··· Entries shown

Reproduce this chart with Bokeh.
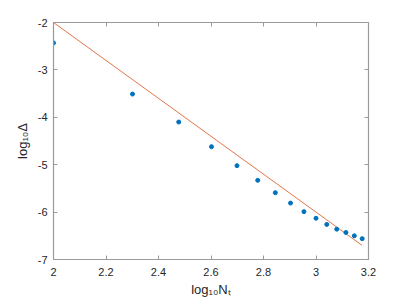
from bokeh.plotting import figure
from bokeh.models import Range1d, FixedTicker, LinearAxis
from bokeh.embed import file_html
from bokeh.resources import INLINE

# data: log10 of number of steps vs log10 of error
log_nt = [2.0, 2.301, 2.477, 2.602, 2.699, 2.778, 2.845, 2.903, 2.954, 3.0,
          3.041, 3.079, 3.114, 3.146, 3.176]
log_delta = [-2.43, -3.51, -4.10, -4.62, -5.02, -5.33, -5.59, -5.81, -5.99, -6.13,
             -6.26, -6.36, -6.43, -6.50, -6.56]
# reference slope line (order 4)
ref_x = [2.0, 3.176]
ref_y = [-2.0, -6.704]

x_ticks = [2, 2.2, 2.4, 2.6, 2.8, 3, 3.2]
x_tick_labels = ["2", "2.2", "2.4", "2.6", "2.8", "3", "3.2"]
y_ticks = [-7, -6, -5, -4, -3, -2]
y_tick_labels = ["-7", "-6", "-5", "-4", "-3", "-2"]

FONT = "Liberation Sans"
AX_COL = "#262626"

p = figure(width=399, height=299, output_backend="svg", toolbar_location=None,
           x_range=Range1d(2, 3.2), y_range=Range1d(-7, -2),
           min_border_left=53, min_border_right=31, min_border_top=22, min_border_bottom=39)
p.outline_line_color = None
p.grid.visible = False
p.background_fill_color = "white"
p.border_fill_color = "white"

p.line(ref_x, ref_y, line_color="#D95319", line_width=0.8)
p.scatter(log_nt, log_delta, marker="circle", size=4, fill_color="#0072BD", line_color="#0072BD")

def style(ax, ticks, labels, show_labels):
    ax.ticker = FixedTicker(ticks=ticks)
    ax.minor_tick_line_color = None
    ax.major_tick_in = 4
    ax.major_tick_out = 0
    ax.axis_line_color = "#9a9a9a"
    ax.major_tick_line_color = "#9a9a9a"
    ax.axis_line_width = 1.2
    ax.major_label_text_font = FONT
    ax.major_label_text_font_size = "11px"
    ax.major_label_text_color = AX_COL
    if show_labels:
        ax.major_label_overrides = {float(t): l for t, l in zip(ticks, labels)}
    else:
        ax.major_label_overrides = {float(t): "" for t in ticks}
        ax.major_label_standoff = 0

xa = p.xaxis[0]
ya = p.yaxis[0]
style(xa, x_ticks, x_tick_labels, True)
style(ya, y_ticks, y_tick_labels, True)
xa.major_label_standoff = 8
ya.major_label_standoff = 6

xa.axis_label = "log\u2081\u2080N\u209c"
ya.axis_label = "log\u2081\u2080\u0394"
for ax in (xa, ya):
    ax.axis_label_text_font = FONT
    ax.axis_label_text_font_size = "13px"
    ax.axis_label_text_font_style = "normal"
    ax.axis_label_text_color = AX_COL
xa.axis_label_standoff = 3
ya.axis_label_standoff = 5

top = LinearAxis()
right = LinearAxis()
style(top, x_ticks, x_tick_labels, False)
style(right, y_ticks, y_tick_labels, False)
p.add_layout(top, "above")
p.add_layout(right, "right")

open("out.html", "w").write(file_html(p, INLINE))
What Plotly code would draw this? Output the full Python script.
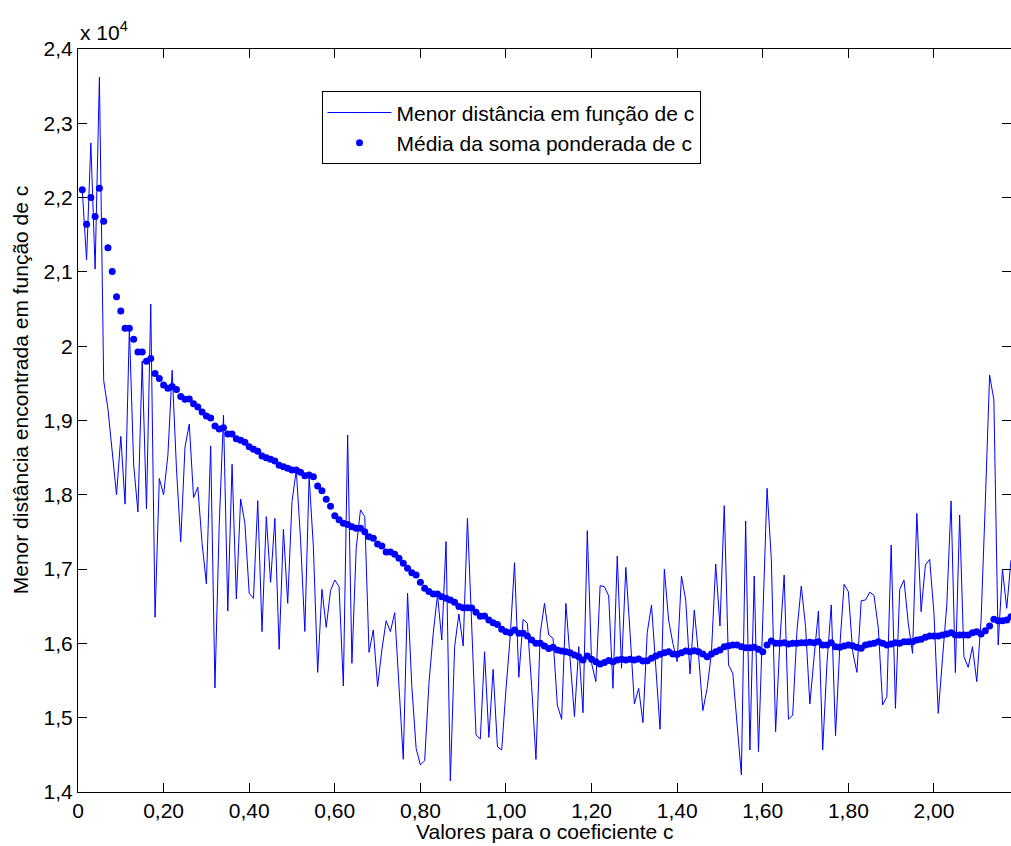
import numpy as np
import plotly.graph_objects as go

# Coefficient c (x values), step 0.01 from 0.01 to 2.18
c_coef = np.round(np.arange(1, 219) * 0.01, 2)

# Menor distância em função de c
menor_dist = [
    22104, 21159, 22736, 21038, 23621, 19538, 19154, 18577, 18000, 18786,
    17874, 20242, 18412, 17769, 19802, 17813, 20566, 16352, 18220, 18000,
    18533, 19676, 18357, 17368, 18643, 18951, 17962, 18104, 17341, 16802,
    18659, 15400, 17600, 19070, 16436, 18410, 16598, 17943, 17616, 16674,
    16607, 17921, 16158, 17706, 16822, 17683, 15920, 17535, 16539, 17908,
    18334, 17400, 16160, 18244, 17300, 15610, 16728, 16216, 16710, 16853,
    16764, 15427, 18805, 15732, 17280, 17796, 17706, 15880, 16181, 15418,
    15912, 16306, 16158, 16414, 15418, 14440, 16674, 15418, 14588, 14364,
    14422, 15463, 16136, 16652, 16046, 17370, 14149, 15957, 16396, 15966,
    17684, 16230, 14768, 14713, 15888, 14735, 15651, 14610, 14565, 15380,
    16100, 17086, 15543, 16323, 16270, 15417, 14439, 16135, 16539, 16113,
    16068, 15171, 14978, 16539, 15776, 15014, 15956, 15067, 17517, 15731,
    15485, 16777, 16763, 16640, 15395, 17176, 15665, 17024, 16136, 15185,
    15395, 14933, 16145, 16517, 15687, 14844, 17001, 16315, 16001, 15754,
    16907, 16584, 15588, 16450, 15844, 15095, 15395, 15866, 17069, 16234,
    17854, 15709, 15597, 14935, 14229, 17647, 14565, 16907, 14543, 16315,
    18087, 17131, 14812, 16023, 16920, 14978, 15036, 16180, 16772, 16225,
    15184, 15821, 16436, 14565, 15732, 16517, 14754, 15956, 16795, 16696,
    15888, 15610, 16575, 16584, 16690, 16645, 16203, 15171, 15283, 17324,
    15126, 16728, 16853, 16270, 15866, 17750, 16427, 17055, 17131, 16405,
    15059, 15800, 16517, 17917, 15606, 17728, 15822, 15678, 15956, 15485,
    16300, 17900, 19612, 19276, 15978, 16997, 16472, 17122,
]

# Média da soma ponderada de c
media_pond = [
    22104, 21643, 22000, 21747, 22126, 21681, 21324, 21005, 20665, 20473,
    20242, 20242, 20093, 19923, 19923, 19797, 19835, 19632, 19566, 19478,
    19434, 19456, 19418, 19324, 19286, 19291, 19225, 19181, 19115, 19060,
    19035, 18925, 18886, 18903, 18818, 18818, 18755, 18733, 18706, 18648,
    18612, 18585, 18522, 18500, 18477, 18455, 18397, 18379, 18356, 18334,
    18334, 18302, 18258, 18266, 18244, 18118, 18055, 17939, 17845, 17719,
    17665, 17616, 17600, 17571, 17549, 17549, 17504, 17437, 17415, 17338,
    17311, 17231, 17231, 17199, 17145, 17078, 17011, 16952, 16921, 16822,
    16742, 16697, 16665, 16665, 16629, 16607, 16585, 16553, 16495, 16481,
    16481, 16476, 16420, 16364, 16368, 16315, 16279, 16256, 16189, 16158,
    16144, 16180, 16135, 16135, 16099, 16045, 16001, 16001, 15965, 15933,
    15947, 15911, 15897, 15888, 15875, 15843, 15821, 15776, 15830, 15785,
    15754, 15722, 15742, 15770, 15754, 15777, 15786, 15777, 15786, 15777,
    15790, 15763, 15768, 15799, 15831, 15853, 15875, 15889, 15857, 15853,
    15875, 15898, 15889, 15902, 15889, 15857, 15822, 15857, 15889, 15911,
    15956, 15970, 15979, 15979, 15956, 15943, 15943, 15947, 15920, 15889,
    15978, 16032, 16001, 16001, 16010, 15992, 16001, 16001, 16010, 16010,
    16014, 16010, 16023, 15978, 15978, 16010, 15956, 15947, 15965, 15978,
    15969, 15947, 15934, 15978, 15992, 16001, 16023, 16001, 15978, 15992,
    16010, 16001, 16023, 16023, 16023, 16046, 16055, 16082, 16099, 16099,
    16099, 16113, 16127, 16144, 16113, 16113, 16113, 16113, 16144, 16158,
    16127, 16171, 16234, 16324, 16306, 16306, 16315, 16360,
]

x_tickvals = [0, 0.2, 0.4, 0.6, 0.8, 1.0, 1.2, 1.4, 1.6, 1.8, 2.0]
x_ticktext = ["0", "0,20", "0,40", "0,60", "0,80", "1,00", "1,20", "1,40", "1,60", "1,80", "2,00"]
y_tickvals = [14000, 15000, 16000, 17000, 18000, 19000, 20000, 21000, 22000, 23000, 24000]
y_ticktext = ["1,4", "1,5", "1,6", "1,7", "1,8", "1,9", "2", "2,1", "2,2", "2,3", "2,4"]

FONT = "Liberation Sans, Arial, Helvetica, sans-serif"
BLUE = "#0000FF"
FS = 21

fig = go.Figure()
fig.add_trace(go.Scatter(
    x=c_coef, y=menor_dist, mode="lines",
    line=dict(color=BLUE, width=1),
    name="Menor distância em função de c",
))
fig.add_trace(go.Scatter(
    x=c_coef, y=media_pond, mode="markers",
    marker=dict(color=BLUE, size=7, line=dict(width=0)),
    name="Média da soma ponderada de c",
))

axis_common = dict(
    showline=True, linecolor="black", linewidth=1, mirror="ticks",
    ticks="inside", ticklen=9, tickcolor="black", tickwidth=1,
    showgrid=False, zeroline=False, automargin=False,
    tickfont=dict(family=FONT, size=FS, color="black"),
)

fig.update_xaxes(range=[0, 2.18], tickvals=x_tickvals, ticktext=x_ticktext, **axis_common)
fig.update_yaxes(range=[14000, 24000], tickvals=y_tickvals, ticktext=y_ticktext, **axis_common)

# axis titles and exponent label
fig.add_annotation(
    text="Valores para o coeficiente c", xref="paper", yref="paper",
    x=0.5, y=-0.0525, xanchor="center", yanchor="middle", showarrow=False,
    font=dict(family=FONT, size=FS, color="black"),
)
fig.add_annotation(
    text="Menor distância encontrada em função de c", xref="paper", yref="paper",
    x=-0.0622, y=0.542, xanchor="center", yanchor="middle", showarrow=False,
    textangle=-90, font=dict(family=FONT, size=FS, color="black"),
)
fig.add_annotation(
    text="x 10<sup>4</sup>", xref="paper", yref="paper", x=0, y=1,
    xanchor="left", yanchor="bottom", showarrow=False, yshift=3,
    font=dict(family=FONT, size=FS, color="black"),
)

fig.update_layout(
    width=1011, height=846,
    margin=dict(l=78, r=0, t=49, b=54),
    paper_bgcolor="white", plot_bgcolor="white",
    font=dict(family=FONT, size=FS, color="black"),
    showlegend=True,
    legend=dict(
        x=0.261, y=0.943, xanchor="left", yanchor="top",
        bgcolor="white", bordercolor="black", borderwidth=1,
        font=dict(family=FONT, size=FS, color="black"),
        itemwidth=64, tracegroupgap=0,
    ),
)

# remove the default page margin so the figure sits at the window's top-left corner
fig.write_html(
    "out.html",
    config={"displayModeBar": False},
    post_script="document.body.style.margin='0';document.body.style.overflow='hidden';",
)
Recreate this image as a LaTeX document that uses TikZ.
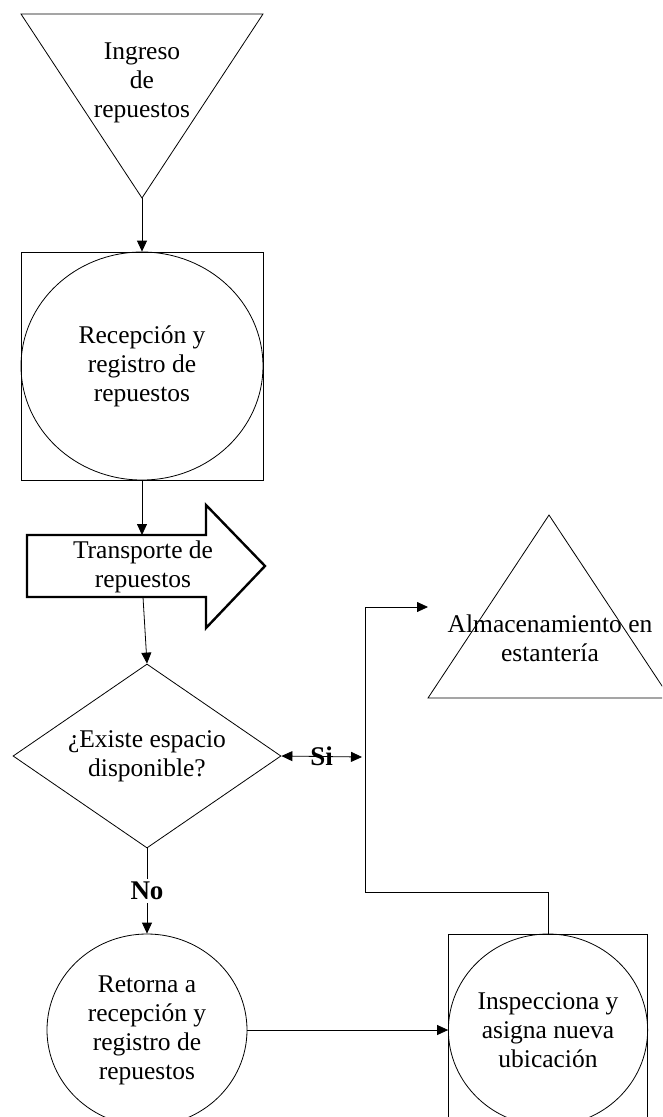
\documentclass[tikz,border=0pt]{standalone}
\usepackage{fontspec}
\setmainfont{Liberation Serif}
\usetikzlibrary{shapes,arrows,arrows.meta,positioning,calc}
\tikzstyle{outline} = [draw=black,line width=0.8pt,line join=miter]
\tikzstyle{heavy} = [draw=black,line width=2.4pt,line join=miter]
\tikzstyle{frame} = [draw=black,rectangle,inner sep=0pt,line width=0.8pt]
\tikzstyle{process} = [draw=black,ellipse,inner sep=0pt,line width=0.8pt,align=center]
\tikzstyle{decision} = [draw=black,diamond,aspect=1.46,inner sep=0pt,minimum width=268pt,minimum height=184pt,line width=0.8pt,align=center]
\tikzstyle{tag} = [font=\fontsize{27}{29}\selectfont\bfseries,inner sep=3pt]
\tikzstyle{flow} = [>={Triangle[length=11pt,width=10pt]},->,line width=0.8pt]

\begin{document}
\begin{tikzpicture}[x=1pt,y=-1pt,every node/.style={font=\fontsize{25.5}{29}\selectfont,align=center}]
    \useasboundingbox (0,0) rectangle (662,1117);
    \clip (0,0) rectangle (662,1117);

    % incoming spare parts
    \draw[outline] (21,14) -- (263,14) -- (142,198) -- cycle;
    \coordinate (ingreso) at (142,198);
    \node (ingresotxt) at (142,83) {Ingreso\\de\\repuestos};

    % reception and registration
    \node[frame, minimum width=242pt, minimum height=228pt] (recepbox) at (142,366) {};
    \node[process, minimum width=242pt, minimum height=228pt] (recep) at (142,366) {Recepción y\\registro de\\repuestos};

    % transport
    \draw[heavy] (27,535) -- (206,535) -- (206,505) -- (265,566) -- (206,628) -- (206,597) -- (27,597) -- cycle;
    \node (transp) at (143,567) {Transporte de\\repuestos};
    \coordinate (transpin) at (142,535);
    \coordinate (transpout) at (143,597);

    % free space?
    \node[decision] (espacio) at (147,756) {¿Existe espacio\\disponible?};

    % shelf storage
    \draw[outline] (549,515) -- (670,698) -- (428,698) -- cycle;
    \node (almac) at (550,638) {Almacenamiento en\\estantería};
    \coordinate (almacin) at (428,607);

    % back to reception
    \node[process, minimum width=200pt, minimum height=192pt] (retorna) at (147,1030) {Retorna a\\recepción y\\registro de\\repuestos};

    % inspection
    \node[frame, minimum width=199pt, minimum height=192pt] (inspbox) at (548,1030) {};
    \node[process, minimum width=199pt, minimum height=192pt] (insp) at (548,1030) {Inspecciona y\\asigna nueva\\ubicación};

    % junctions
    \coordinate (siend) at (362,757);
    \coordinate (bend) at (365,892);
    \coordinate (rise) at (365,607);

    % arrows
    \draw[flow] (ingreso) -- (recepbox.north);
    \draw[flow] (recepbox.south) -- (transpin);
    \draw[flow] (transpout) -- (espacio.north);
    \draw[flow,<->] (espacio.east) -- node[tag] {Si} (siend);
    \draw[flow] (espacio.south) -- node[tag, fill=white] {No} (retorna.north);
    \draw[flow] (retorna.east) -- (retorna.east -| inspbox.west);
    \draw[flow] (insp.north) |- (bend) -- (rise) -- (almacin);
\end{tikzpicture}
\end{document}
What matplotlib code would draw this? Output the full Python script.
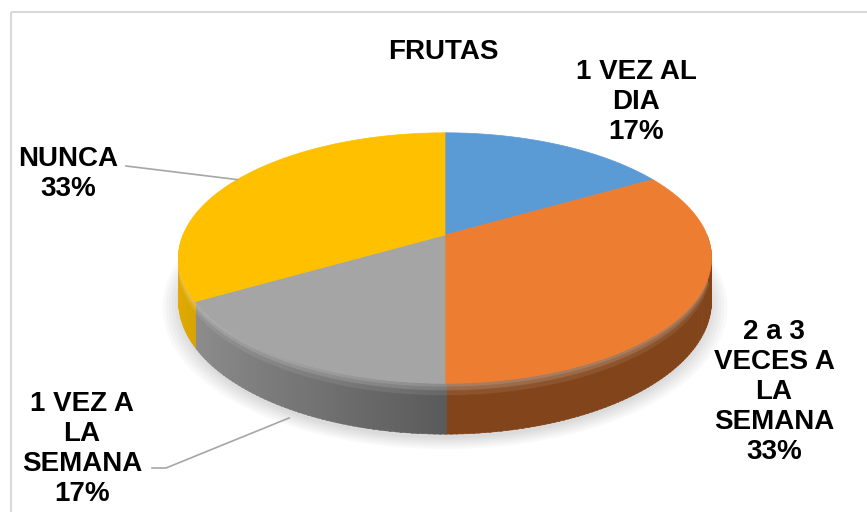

······

Report each line in the data that holds the word "this".

Reproduce this chart with Bokeh.
What Plotly code would draw this? Output the full Python script.
Recreate this image as a LaTeX document that uses TikZ.
What matplotlib code would draw this? Output the full Python script.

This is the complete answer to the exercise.